(Exercise brief)
Extract, in full, the lines below, beginning at the first and ending with the line that contains "const r2B = 'R² = 0.85';". Pictures do not belong in the copy.

— BEGIN Source excerpt —

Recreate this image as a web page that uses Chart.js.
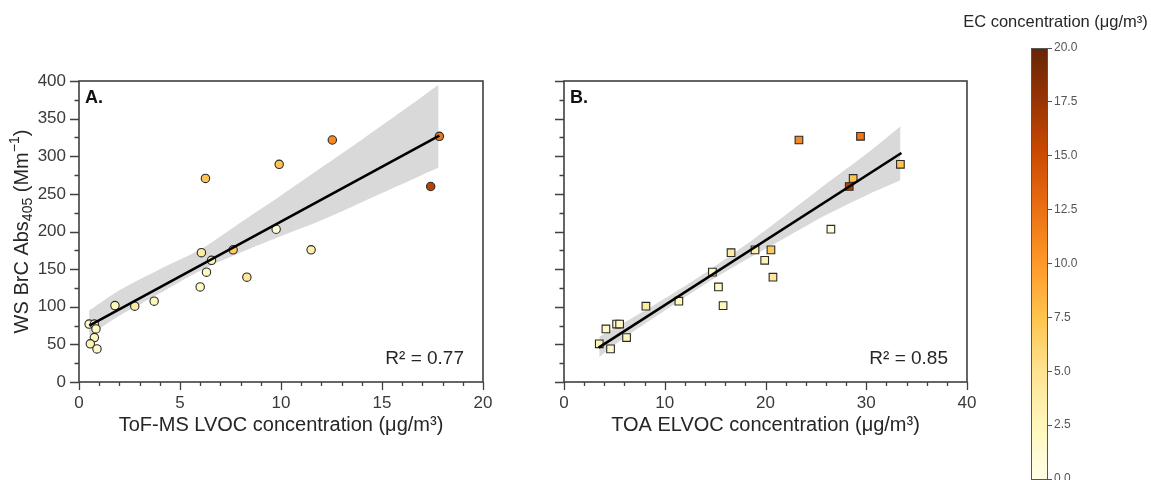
<!DOCTYPE html>
<html><head><meta charset="utf-8">
<script src="https://cdn.jsdelivr.net/npm/chart.js@4.4.1/dist/chart.umd.min.js"></script>
<style>
html,body{margin:0;padding:0;background:#fff;width:1151px;height:480px;overflow:hidden}
canvas{position:absolute;top:0}
</style></head><body>
<canvas id="cA" width="500" height="480" style="left:0"></canvas>
<canvas id="cB" width="500" height="480" style="left:500px"></canvas>
<canvas id="cC" width="211" height="480" style="left:940px"></canvas>
<script>
// ---- data (one entry per sample) ----
const lvoc  = [0.50,0.76,0.84,0.76,0.56,0.89,1.78,2.76,3.72,6.00,6.06,6.31,6.56,6.26,7.63,8.31,9.76,9.91,11.49,12.54,17.41,17.84];
const elvoc = [5.22,5.52,4.16,6.21,3.50,4.62,15.79,8.13,11.40,15.33,16.58,14.73,19.92,28.70,20.54,20.74,26.49,33.39,18.96,23.32,28.31,29.43];
const brc   = [77,77,70.5,59,50.7,44,101.5,100.8,107.4,126.3,171.9,146,161.7,270.5,175.6,139.3,203,289.3,175.6,321.6,259.8,326.5];
const ec    = [1.5,2,2,2.5,3,1.5,2.5,4,2.5,2,4,2,3,7.5,7,4.5,0.8,7.5,3.5,11,16,12];

// regression lines (end points) and confidence bands
const fitA_x = [0.51, 17.84];
const fitA_y = [74.9, 327.3];
const fitB_x = [3.44, 33.49];
const fitB_y = [45.6, 304.3];
const bandA_x  = [0.5, 2, 4, 6, 8, 10, 12, 14, 16, 17.8];
const bandA_hi = [95, 122, 150, 176, 212, 248, 285, 322, 360, 395];
const bandA_lo = [62, 88, 118, 148, 172, 194, 215, 239, 263, 285];
const bandB_x  = [3.5, 6, 10, 14, 18, 22, 26, 30, 33.4];
const bandB_hi = [60, 79, 111, 145, 182, 222, 263, 303, 340];
const bandB_lo = [33, 59, 95, 130, 162, 192, 222, 248, 268];

// tick labels
const xTicksA = [0, 5, 10, 15, 20];
const xTicksB = [0, 10, 20, 30, 40];
const yTicks  = [0, 50, 100, 150, 200, 250, 300, 350, 400];
const cbTicks = [0, 2.5, 5, 7.5, 10, 12.5, 15, 17.5, 20];

const r2A = 'R² = 0.77';
const r2B = 'R² = 0.85';

// ---- colour map (YlOrBr) ----
const ylorbr = ['#ffffe5','#fff7bc','#fee391','#fec44f','#fe9929','#ec7014','#cc4c02','#993404','#662506'];
function hex(h){return [parseInt(h.slice(1,3),16),parseInt(h.slice(3,5),16),parseInt(h.slice(5,7),16)];}
function cmap(t){
  t = Math.max(0, Math.min(1, t));
  const n = ylorbr.length - 1;
  const i = Math.min(n - 1, Math.floor(t * n));
  const f = t * n - i;
  const a = hex(ylorbr[i]), b = hex(ylorbr[i + 1]);
  return 'rgb(' + a.map((v, k) => Math.round(v + (b[k] - v) * f)).join(',') + ')';
}
const ecMax = cbTicks[cbTicks.length - 1];

const FONT = '"Liberation Sans", Arial, Helvetica, sans-serif';
const TXT = '#262626', TICKC = '#3a3a3a', SPINE = '#404040';

function decoPlugin(xMajor, yMajor, panelLabel, r2, drawYTitle){
  return {
    id: 'deco',
    afterDraw(chart){
      const ctx = chart.ctx;
      const {left, right, top, bottom} = chart.chartArea;
      const xs = chart.scales.x, ys = chart.scales.y;
      ctx.save();
      ctx.strokeStyle = SPINE;
      ctx.lineWidth = 1.3;
      ctx.beginPath();
      xs.ticks.forEach(t => {
        const p = Math.round(xs.getPixelForValue(t.value)) + 0.5;
        const L = xMajor.includes(t.value) ? 8 : 4;
        ctx.moveTo(p, bottom); ctx.lineTo(p, bottom + L);
      });
      ys.ticks.forEach(t => {
        const p = Math.round(ys.getPixelForValue(t.value)) + 0.5;
        const L = yMajor.includes(t.value) ? 9 : 4.5;
        ctx.moveTo(left, p); ctx.lineTo(left - L, p);
      });
      ctx.stroke();
      ctx.lineWidth = 1.6;
      ctx.strokeRect(left, top, right - left, bottom - top);
      // panel label
      ctx.fillStyle = '#111';
      ctx.font = 'bold 18px ' + FONT;
      ctx.textBaseline = 'alphabetic';
      ctx.textAlign = 'left';
      ctx.fillText(panelLabel, left + 6, top + 22);
      // R^2
      ctx.fillStyle = TXT;
      ctx.font = '19px ' + FONT;
      ctx.textAlign = 'right';
      ctx.fillText(r2, right - 19, bottom - 18.5);
      // y title with sub/superscript
      if (drawYTitle){
        const segs = [
          {t:'WS BrC Abs', s:20, dy:0},
          {t:'405', s:14, dy:5},
          {t:' (Mm', s:20, dy:0},
          {t:'\u22121', s:14, dy:-8},
          {t:')', s:20, dy:0}
        ];
        let total = 0;
        segs.forEach(g => { ctx.font = g.s + 'px ' + FONT; g.w = ctx.measureText(g.t).width; total += g.w; });
        ctx.translate(22.5, (top + bottom) / 2);
        ctx.rotate(-Math.PI / 2);
        ctx.textAlign = 'left';
        ctx.textBaseline = 'middle';
        let x = -total / 2;
        segs.forEach(g => {
          ctx.font = g.s + 'px ' + FONT;
          ctx.fillText(g.t, x, g.dy + (g.s < 20 ? 1 : 0));
          x += g.w;
        });
      }
      ctx.restore();
    }
  };
}

function panel(canvasId, xs, xMax, xStep, xMajor, xTitle, marker, radius, fitX, fitY, bX, bHi, bLo, label, r2, showYLabels, yWidth, padRight){
  const pts = xs.map((x, i) => ({x: x, y: brc[i]}));
  return new Chart(document.getElementById(canvasId), {
    type: 'scatter',
    data: {
      datasets: [
        {type:'line', data: fitX.map((x,i)=>({x:x, y:fitY[i]})), borderColor:'#000', borderWidth:2.6, pointRadius:0, fill:false, order:0},
        {type:'scatter', data: pts, pointStyle: marker, pointRadius: radius, backgroundColor: ec.map(v => cmap(v / ecMax)), borderColor:'#2a2a2a', borderWidth:1.1, order:1},
        {type:'line', data: bX.map((x,i)=>({x:x, y:bHi[i]})), borderColor:'rgba(0,0,0,0)', borderWidth:0, pointRadius:0, fill:'+1', backgroundColor:'#d9d9d9', tension:0.3, order:2},
        {type:'line', data: bX.map((x,i)=>({x:x, y:bLo[i]})), borderColor:'rgba(0,0,0,0)', borderWidth:0, pointRadius:0, fill:false, tension:0.3, order:3}
      ]
    },
    options: {
      responsive:false, animation:false, devicePixelRatio:1, events:[],
      layout:{padding:{left:0, top:81, right:padRight, bottom:0}},
      plugins:{legend:{display:false}, tooltip:{enabled:false}},
      scales:{
        x:{type:'linear', min:0, max:xMax, border:{display:false}, grid:{display:false, drawTicks:false},
          ticks:{stepSize:xStep, autoSkip:false, maxRotation:0, padding:11, color:TICKC, font:{family:FONT, size:17},
            callback: v => xMajor.includes(v) ? String(v) : ''},
          title:{display:true, text:xTitle, color:TXT, font:{family:FONT, size:20}, padding:{top:0, bottom:42.5}},
          afterFit(s){ s.height = 98; s.paddingLeft = 0; s.paddingRight = 0; }
        },
        y:{type:'linear', min:0, max:400, border:{display:false}, grid:{display:false, drawTicks:false},
          ticks:{display:showYLabels, stepSize:25, autoSkip:false, padding:13, color:TICKC, font:{family:FONT, size:17},
            callback: v => yTicks.includes(v) ? String(v) : ''},
          afterFit(s){ s.width = yWidth; s.paddingTop = 0; s.paddingBottom = 0; }
        }
      }
    },
    plugins:[decoPlugin(xMajor, yTicks, label, r2, showYLabels)]
  });
}

panel('cA', lvoc, 20, 1, xTicksA, 'ToF-MS LVOC concentration (\u03bcg/m\u00b3)', 'circle', 4.2,
      fitA_x, fitA_y, bandA_x, bandA_hi, bandA_lo, 'A.', r2A, true, 79, 17);
panel('cB', elvoc, 40, 2, xTicksB, 'TOA ELVOC concentration (\u03bcg/m\u00b3)', 'rect', 5.4,
      fitB_x, fitB_y, bandB_x, bandB_hi, bandB_lo, 'B.', r2B, false, 64, 33);

// ---- colour bar ----
new Chart(document.getElementById('cC'), {
  type:'scatter',
  data:{datasets:[]},
  options:{
    responsive:false, animation:false, devicePixelRatio:1, events:[],
    layout:{padding:{left:91, top:48, right:0, bottom:1}},
    plugins:{legend:{display:false}, tooltip:{enabled:false}},
    scales:{
      x:{display:false, min:0, max:1},
      y:{position:'right', min:cbTicks[0], max:ecMax, border:{display:false},
        grid:{display:true, drawOnChartArea:false, drawTicks:true, tickLength:4, tickColor:'#555', tickWidth:1},
        ticks:{stepSize:2.5, padding:2, color:'#555', font:{family:FONT, size:12}, callback: v => Number(v).toFixed(1)},
        afterFit(s){ s.width = 103; s.paddingTop = 0; s.paddingBottom = 0; }
      }
    }
  },
  plugins:[{
    id:'cbar',
    beforeDatasetsDraw(chart){
      const {ctx, chartArea:{left,right,top,bottom}} = chart;
      const g = ctx.createLinearGradient(0, bottom, 0, top);
      ylorbr.forEach((c, i) => g.addColorStop(i / (ylorbr.length - 1), c));
      ctx.save();
      ctx.fillStyle = g;
      ctx.fillRect(left, top, right - left, bottom - top);
      ctx.strokeStyle = '#555';
      ctx.lineWidth = 1;
      ctx.strokeRect(left + 0.5, top + 0.5, right - left - 1, bottom - top);
      ctx.fillStyle = TXT;
      ctx.font = '16.5px ' + FONT;
      ctx.textAlign = 'center';
      ctx.textBaseline = 'alphabetic';
      ctx.fillText('EC concentration (\u03bcg/m\u00b3)', 115.5, 26.5);
      ctx.restore();
    }
  }]
});
</script>
</body></html>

— END Source excerpt —

(Solved problem)
Recreate this image as a web page that uses Chart.js.
<!DOCTYPE html>
<html><head><meta charset="utf-8">
<script src="https://cdn.jsdelivr.net/npm/chart.js@4.4.1/dist/chart.umd.min.js"></script>
<style>
html,body{margin:0;padding:0;background:#fff;width:1151px;height:480px;overflow:hidden}
canvas{position:absolute;top:0}
</style></head><body>
<canvas id="cA" width="500" height="480" style="left:0"></canvas>
<canvas id="cB" width="500" height="480" style="left:500px"></canvas>
<canvas id="cC" width="211" height="480" style="left:940px"></canvas>
<script>
// ---- data (one entry per sample) ----
const lvoc  = [0.50,0.76,0.84,0.76,0.56,0.89,1.78,2.76,3.72,6.00,6.06,6.31,6.56,6.26,7.63,8.31,9.76,9.91,11.49,12.54,17.41,17.84];
const elvoc = [5.22,5.52,4.16,6.21,3.50,4.62,15.79,8.13,11.40,15.33,16.58,14.73,19.92,28.70,20.54,20.74,26.49,33.39,18.96,23.32,28.31,29.43];
const brc   = [77,77,70.5,59,50.7,44,101.5,100.8,107.4,126.3,171.9,146,161.7,270.5,175.6,139.3,203,289.3,175.6,321.6,259.8,326.5];
const ec    = [1.5,2,2,2.5,3,1.5,2.5,4,2.5,2,4,2,3,7.5,7,4.5,0.8,7.5,3.5,11,16,12];

// regression lines (end points) and confidence bands
const fitA_x = [0.51, 17.84];
const fitA_y = [74.9, 327.3];
const fitB_x = [3.44, 33.49];
const fitB_y = [45.6, 304.3];
const bandA_x  = [0.5, 2, 4, 6, 8, 10, 12, 14, 16, 17.8];
const bandA_hi = [95, 122, 150, 176, 212, 248, 285, 322, 360, 395];
const bandA_lo = [62, 88, 118, 148, 172, 194, 215, 239, 263, 285];
const bandB_x  = [3.5, 6, 10, 14, 18, 22, 26, 30, 33.4];
const bandB_hi = [60, 79, 111, 145, 182, 222, 263, 303, 340];
const bandB_lo = [33, 59, 95, 130, 162, 192, 222, 248, 268];

// tick labels
const xTicksA = [0, 5, 10, 15, 20];
const xTicksB = [0, 10, 20, 30, 40];
const yTicks  = [0, 50, 100, 150, 200, 250, 300, 350, 400];
const cbTicks = [0, 2.5, 5, 7.5, 10, 12.5, 15, 17.5, 20];

const r2A = 'R² = 0.77';
const r2B = 'R² = 0.85';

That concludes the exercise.